● Data lines
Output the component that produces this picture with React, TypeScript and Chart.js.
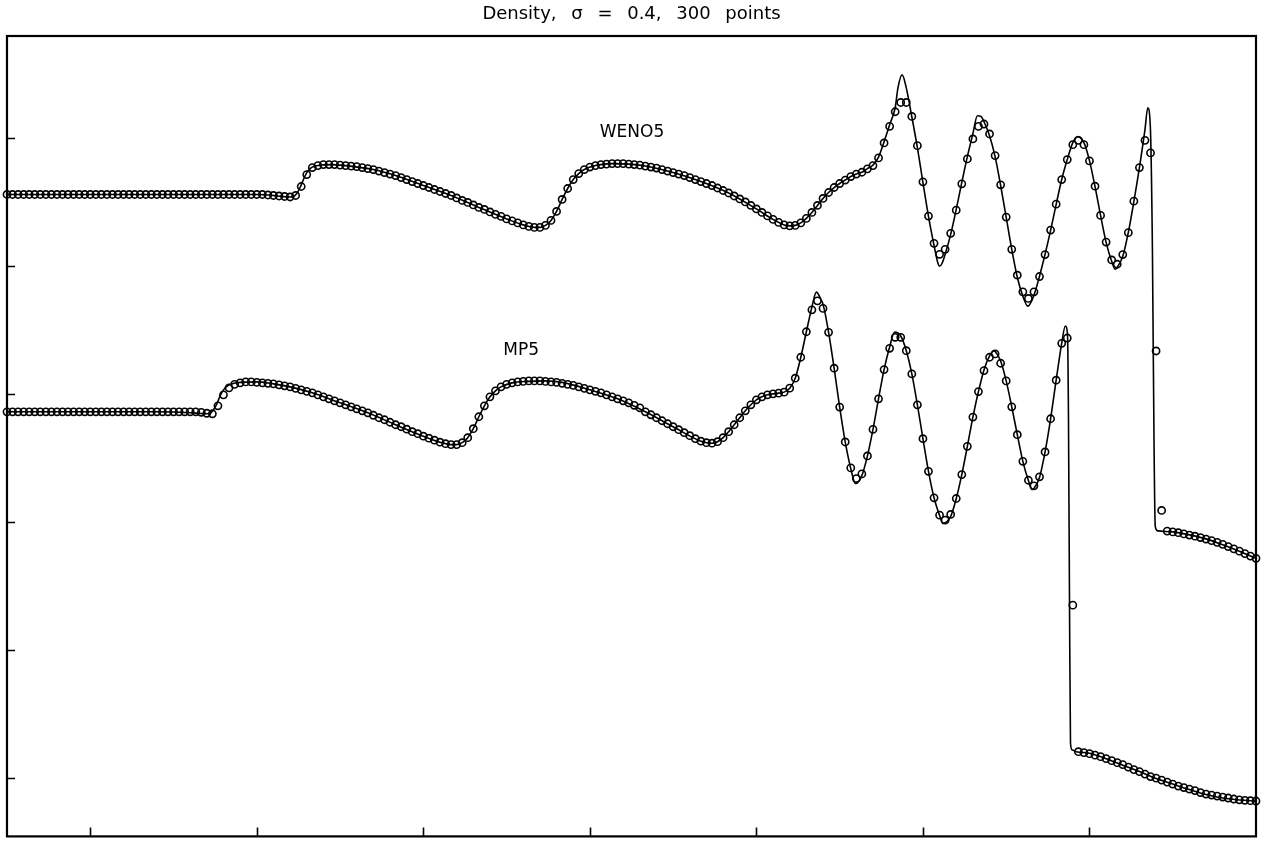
import React, { useEffect, useRef } from "react";
import { Chart, registerables } from "chart.js";

Chart.register(...registerables);

// ---------- text ----------
const TITLE = "Density, \u03c3 = 0.4, 300 points";
const SERIES_NAMES = ["WENO5", "MP5"];

// ---------- axes ----------
const X_RANGE = [-4.5, 3.0];
const Y_RANGE = [-0.01, 8.02];
const X_TICKS = [-4, -3, -2, -1, 0, 1, 2];
const Y_TICKS = [0.575, 1.86, 3.145, 4.43, 5.715, 7.0];

// grid of the computed points (300 points on [-5,5], shown part starts at -4.5)
const GRID_X0 = -4.5;
const GRID_DX = 1 / 30;

// ---------- WENO5 computed points ----------
const wenoRho = [
  6.43, 6.43, 6.43, 6.43, 6.43, 6.43, 6.43, 6.43, 6.43, 6.43,
  6.43, 6.43, 6.43, 6.43, 6.43, 6.43, 6.43, 6.43, 6.43, 6.43,
  6.43, 6.43, 6.43, 6.43, 6.43, 6.43, 6.43, 6.43, 6.43, 6.43,
  6.43, 6.43, 6.43, 6.43, 6.43, 6.43, 6.43, 6.43, 6.43, 6.43,
  6.43, 6.43, 6.43, 6.43, 6.43, 6.43, 6.43, 6.425, 6.42, 6.415,
  6.41, 6.405, 6.42, 6.51, 6.63, 6.70, 6.72, 6.73, 6.73, 6.73,
  6.725, 6.72, 6.715, 6.71, 6.70, 6.69, 6.68, 6.665, 6.65, 6.635,
  6.62, 6.60, 6.58, 6.56, 6.54, 6.52, 6.50, 6.48, 6.46, 6.44,
  6.42, 6.395, 6.37, 6.35, 6.325, 6.30, 6.28, 6.255, 6.23, 6.21,
  6.185, 6.165, 6.145, 6.125, 6.11, 6.10, 6.10, 6.12, 6.17, 6.26,
  6.38, 6.49, 6.58, 6.64, 6.68, 6.705, 6.72, 6.73, 6.735, 6.74,
  6.74, 6.74, 6.735, 6.73, 6.725, 6.715, 6.705, 6.695, 6.68, 6.665,
  6.65, 6.635, 6.62, 6.60, 6.58, 6.56, 6.54, 6.52, 6.495, 6.47,
  6.445, 6.415, 6.385, 6.355, 6.32, 6.285, 6.25, 6.215, 6.18, 6.15,
  6.125, 6.115, 6.12, 6.145, 6.19, 6.25, 6.32, 6.39, 6.45, 6.50,
  6.54, 6.575, 6.61, 6.635, 6.653, 6.687, 6.72, 6.797, 6.947, 7.113,
  7.26, 7.353, 7.353, 7.213, 6.92, 6.557, 6.213, 5.94, 5.83, 5.88,
  6.04, 6.273, 6.537, 6.787, 6.987, 7.113, 7.137, 7.037, 6.82, 6.527,
  6.203, 5.88, 5.62, 5.453, 5.387, 5.453, 5.607, 5.827, 6.073, 6.333,
  6.58, 6.78, 6.93, 6.973, 6.93, 6.767, 6.513, 6.22, 5.953, 5.773,
  5.73, 5.827, 6.047, 6.363, 6.70, 6.973, 6.847, 4.86, 3.26, 3.053,
  3.045, 3.037, 3.025, 3.013, 3.002, 2.988, 2.973, 2.957, 2.94, 2.92,
  2.898, 2.875, 2.852, 2.827, 2.802, 2.78,
];

// ---------- MP5 computed points ----------
const mp5Rho = [
  4.25, 4.25, 4.25, 4.25, 4.25, 4.25, 4.25, 4.25, 4.25, 4.25,
  4.25, 4.25, 4.25, 4.25, 4.25, 4.25, 4.25, 4.25, 4.25, 4.25,
  4.25, 4.25, 4.25, 4.25, 4.25, 4.25, 4.25, 4.25, 4.25, 4.25,
  4.25, 4.25, 4.25, 4.25, 4.25, 4.245, 4.235, 4.23, 4.31, 4.42,
  4.49, 4.525, 4.54, 4.55, 4.55, 4.545, 4.54, 4.535, 4.53, 4.52,
  4.51, 4.50, 4.485, 4.47, 4.455, 4.44, 4.42, 4.40, 4.38, 4.36,
  4.34, 4.32, 4.30, 4.28, 4.26, 4.24, 4.215, 4.19, 4.17, 4.145,
  4.12, 4.10, 4.075, 4.05, 4.03, 4.005, 3.985, 3.965, 3.945, 3.93,
  3.92, 3.92, 3.94, 3.99, 4.08, 4.20, 4.31, 4.40, 4.46, 4.50,
  4.525, 4.54, 4.55, 4.555, 4.56, 4.56, 4.56, 4.555, 4.55, 4.545,
  4.535, 4.525, 4.515, 4.50, 4.485, 4.47, 4.455, 4.44, 4.42, 4.40,
  4.38, 4.36, 4.34, 4.315, 4.29, 4.25, 4.22, 4.19, 4.16, 4.13,
  4.10, 4.07, 4.04, 4.01, 3.98, 3.955, 3.94, 3.935, 3.95, 3.99,
  4.05, 4.12, 4.19, 4.26, 4.32, 4.37, 4.40, 4.42, 4.43, 4.437,
  4.447, 4.487, 4.587, 4.797, 5.053, 5.273, 5.363, 5.287, 5.047, 4.687,
  4.297, 3.947, 3.687, 3.58, 3.627, 3.807, 4.073, 4.38, 4.673, 4.887,
  4.997, 4.997, 4.863, 4.63, 4.32, 3.98, 3.653, 3.387, 3.213, 3.163,
  3.22, 3.38, 3.62, 3.903, 4.197, 4.453, 4.663, 4.797, 4.83, 4.737,
  4.56, 4.30, 4.02, 3.753, 3.563, 3.507, 3.597, 3.847, 4.18, 4.567,
  4.937, 4.99, 2.31, 0.84, 0.83, 0.82, 0.805, 0.79, 0.77, 0.75,
  0.73, 0.71, 0.685, 0.66, 0.64, 0.615, 0.59, 0.575, 0.555, 0.535,
  0.515, 0.495, 0.48, 0.465, 0.45, 0.43, 0.415, 0.405, 0.395, 0.385,
  0.375, 0.365, 0.357, 0.352, 0.348, 0.345,
];

// ---------- reference solution lines ----------
const wenoLineX = [
  -4.5, -3.0, -2.9, -2.85, -2.8, -2.78, -2.76, -2.74, -2.72, -2.7,
  -2.68, -2.65, -2.6, -2.55, -2.5, -2.3, -2.1667, -2.0, -1.8333, -1.6667,
  -1.5, -1.4, -1.3333, -1.3, -1.2667, -1.2333, -1.2, -1.1667, -1.1333, -1.1,
  -1.0667, -1.0333, -0.9667, -0.8667, -0.7667, -0.6667, -0.5, -0.3333, -0.1667, 0.0,
  0.1, 0.1667, 0.2, 0.2333, 0.2667, 0.3, 0.3333, 0.3667, 0.4, 0.4333,
  0.4667, 0.5, 0.5333, 0.5667, 0.6, 0.6333, 0.6667, 0.7, 0.7333, 0.7667,
  0.8, 0.8333, 0.85, 0.875, 0.9, 0.9333, 0.9667, 1.0, 1.0333, 1.0667,
  1.09, 1.1, 1.115, 1.1333, 1.1667, 1.2, 1.2333, 1.2667, 1.3, 1.327,
  1.35, 1.3667, 1.4, 1.4333, 1.4667, 1.5, 1.5333, 1.5667, 1.6, 1.63,
  1.6667, 1.7, 1.7333, 1.7667, 1.8, 1.8333, 1.8667, 1.9, 1.93, 1.9667,
  2.0, 2.0333, 2.0667, 2.1, 2.1333, 2.155, 2.1667, 2.2, 2.2333, 2.2667,
  2.3, 2.3333, 2.35, 2.365, 2.378, 2.388, 2.395, 2.41, 2.5, 2.6,
  2.7, 2.8, 2.9, 3.0,
];
const wenoLineRho = [
  6.43, 6.43, 6.42, 6.41, 6.405, 6.41, 6.44, 6.50, 6.58, 6.65,
  6.69, 6.715, 6.727, 6.73, 6.725, 6.68, 6.62, 6.52, 6.42, 6.30,
  6.185, 6.125, 6.10, 6.10, 6.12, 6.17, 6.26, 6.38, 6.49, 6.58,
  6.64, 6.68, 6.72, 6.74, 6.735, 6.715, 6.65, 6.56, 6.445, 6.285,
  6.18, 6.125, 6.115, 6.12, 6.145, 6.19, 6.25, 6.32, 6.39, 6.45,
  6.50, 6.54, 6.575, 6.61, 6.635, 6.653, 6.69, 6.725, 6.805, 6.96,
  7.13, 7.30, 7.50, 7.63, 7.50, 7.21, 6.90, 6.55, 6.21, 5.92,
  5.74, 5.71, 5.74, 5.83, 6.03, 6.28, 6.55, 6.81, 7.04, 7.22,
  7.21, 7.16, 7.02, 6.81, 6.52, 6.20, 5.88, 5.60, 5.41, 5.31,
  5.42, 5.61, 5.83, 6.07, 6.33, 6.58, 6.78, 6.95, 7.01, 6.95,
  6.77, 6.51, 6.22, 5.95, 5.76, 5.68, 5.70, 5.81, 6.05, 6.36,
  6.70, 7.08, 7.30, 7.13, 5.88, 3.88, 3.10, 3.055, 3.045, 3.015,
  2.975, 2.915, 2.85, 2.78,
];

const mp5LineX = [
  -4.5, -3.6, -3.4, -3.35, -3.3, -3.28, -3.26, -3.24, -3.22, -3.2,
  -3.18, -3.15, -3.1, -3.0, -2.9, -2.8, -2.6667, -2.5, -2.3333, -2.1667,
  -2.0, -1.9, -1.8333, -1.8, -1.7667, -1.7333, -1.7, -1.6667, -1.6333, -1.6,
  -1.5667, -1.5333, -1.4667, -1.3667, -1.2667, -1.1667, -1.0, -0.8333, -0.6667, -0.5,
  -0.3333, -0.2667, -0.2333, -0.2, -0.1667, -0.1333, -0.1, -0.0667, -0.0333, 0.0,
  0.0333, 0.0667, 0.1, 0.1333, 0.1667, 0.2, 0.2333, 0.2667, 0.3, 0.3333,
  0.36, 0.3867, 0.4, 0.4333, 0.4667, 0.5, 0.5333, 0.5667, 0.595, 0.6333,
  0.6667, 0.7, 0.7333, 0.7667, 0.8, 0.83, 0.8667, 0.9, 0.9333, 0.9667,
  1.0, 1.0333, 1.0667, 1.1, 1.12, 1.1667, 1.2, 1.2333, 1.2667, 1.3,
  1.3333, 1.3667, 1.4, 1.425, 1.4333, 1.4667, 1.5, 1.5333, 1.5667, 1.6,
  1.6333, 1.655, 1.6667, 1.7, 1.7333, 1.7667, 1.8, 1.8333, 1.855, 1.868,
  1.874, 1.88, 1.886, 1.895, 1.92, 2.0, 2.1, 2.2, 2.3, 2.4,
  2.5, 2.6, 2.7, 2.8, 2.9, 3.0,
];
const mp5LineRho = [
  4.25, 4.25, 4.24, 4.235, 4.23, 4.235, 4.27, 4.33, 4.41, 4.47,
  4.505, 4.53, 4.545, 4.55, 4.53, 4.50, 4.44, 4.34, 4.24, 4.12,
  4.005, 3.945, 3.92, 3.92, 3.94, 3.99, 4.08, 4.20, 4.31, 4.40,
  4.46, 4.50, 4.54, 4.555, 4.56, 4.545, 4.47, 4.38, 4.25, 4.10,
  3.955, 3.935, 3.95, 3.99, 4.05, 4.12, 4.19, 4.26, 4.32, 4.37,
  4.40, 4.42, 4.43, 4.437, 4.447, 4.487, 4.587, 4.797, 5.053, 5.30,
  5.45, 5.38, 5.33, 5.05, 4.687, 4.297, 3.947, 3.68, 3.53, 3.61,
  3.807, 4.073, 4.38, 4.673, 4.90, 5.05, 5.01, 4.863, 4.63, 4.32,
  3.98, 3.653, 3.387, 3.21, 3.13, 3.20, 3.38, 3.62, 3.903, 4.197,
  4.453, 4.67, 4.81, 4.86, 4.855, 4.76, 4.56, 4.30, 4.02, 3.753,
  3.56, 3.47, 3.48, 3.59, 3.847, 4.18, 4.567, 4.937, 5.11, 5.03,
  4.18, 2.38, 0.93, 0.86, 0.84, 0.825, 0.77, 0.705, 0.64, 0.57,
  0.515, 0.46, 0.41, 0.375, 0.355, 0.345,
];

// label anchors (data units)
const LABEL_X = [-0.747, -1.413];
const LABEL_Y = [7.05, 4.86];

const gridPoints = (vals: number[]) =>
  vals.map((v, k) => ({ x: GRID_X0 + k * GRID_DX, y: v }));
const pairPoints = (xs: number[], ys: number[]) =>
  xs.map((x, i) => ({ x, y: ys[i] }));

const framePlugin = {
  id: "frameAndText",
  afterDatasetsDraw(chart: any) {
    const { ctx, chartArea: a, scales } = chart;
    ctx.save();
    ctx.strokeStyle = "#000";
    ctx.lineWidth = 2.2;
    ctx.strokeRect(a.left, a.top, a.right - a.left, a.bottom - a.top);
    ctx.lineWidth = 1.6;
    ctx.beginPath();
    X_TICKS.forEach((v) => {
      const x = Math.round(scales.x.getPixelForValue(v)) + 0.5;
      ctx.moveTo(x, a.bottom);
      ctx.lineTo(x, a.bottom - 9);
    });
    Y_TICKS.forEach((v) => {
      const y = Math.round(scales.y.getPixelForValue(v)) + 0.5;
      ctx.moveTo(a.left, y);
      ctx.lineTo(a.left + 8, y);
    });
    ctx.stroke();

    ctx.fillStyle = "#000";
    ctx.textAlign = "center";
    ctx.textBaseline = "middle";
    ctx.font = "18px 'DejaVu Sans'";
    try {
      (ctx as any).wordSpacing = "9px";
    } catch (e) {}
    ctx.fillText(TITLE, (a.left + a.right) / 2, 14);
    try {
      (ctx as any).wordSpacing = "0px";
    } catch (e) {}
    ctx.font = "17px 'DejaVu Sans'";
    SERIES_NAMES.forEach((name, i) => {
      ctx.fillText(
        name,
        scales.x.getPixelForValue(LABEL_X[i]),
        scales.y.getPixelForValue(LABEL_Y[i])
      );
    });
    ctx.restore();
  },
};

export default function App() {
  const ref = useRef<HTMLCanvasElement | null>(null);
  useEffect(() => {
    if (!ref.current) return;
    const lineStyle = {
      showLine: true,
      pointRadius: 0,
      borderColor: "#000",
      borderWidth: 1.6,
      cubicInterpolationMode: "monotone" as const,
      fill: false,
    };
    const dotStyle = {
      showLine: false,
      pointRadius: 3.6,
      pointBorderWidth: 1.6,
      pointBorderColor: "#000",
      pointBackgroundColor: "rgba(0,0,0,0)",
      borderColor: "#000",
      clip: false as const,
    };
    const chart = new Chart(ref.current, {
      type: "scatter",
      data: {
        datasets: [
          { label: "WENO5 exact", data: pairPoints(wenoLineX, wenoLineRho), ...lineStyle },
          { label: "MP5 exact", data: pairPoints(mp5LineX, mp5LineRho), ...lineStyle },
          { label: "WENO5", data: gridPoints(wenoRho), ...dotStyle },
          { label: "MP5", data: gridPoints(mp5Rho), ...dotStyle },
        ],
      },
      options: {
        responsive: false,
        animation: false,
        devicePixelRatio: 1,
        layout: { padding: { left: 7, top: 36, right: 10, bottom: 3 } },
        plugins: {
          legend: { display: false },
          tooltip: { enabled: false },
          title: { display: false },
        },
        scales: {
          x: { type: "linear", min: X_RANGE[0], max: X_RANGE[1], display: false },
          y: { type: "linear", min: Y_RANGE[0], max: Y_RANGE[1], display: false },
        },
      },
      plugins: [framePlugin],
    });
    return () => chart.destroy();
  }, []);
  return (
    <div style={{ position: "fixed", left: 0, top: 0, width: 1266, height: 842, background: "#fff" }}>
      <canvas ref={ref} width={1266} height={842} style={{ display: "block" }} />
    </div>
  );
}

● Exercise requirements
Pictures are excluded: retype only the lines from the beginning of the listing above through the line with "const GRID_DX = 1 / 30;", both included.

● Correct response
Output the component that produces this picture with React, TypeScript and Chart.js.
import React, { useEffect, useRef } from "react";
import { Chart, registerables } from "chart.js";

Chart.register(...registerables);

// ---------- text ----------
const TITLE = "Density, \u03c3 = 0.4, 300 points";
const SERIES_NAMES = ["WENO5", "MP5"];

// ---------- axes ----------
const X_RANGE = [-4.5, 3.0];
const Y_RANGE = [-0.01, 8.02];
const X_TICKS = [-4, -3, -2, -1, 0, 1, 2];
const Y_TICKS = [0.575, 1.86, 3.145, 4.43, 5.715, 7.0];

// grid of the computed points (300 points on [-5,5], shown part starts at -4.5)
const GRID_X0 = -4.5;
const GRID_DX = 1 / 30;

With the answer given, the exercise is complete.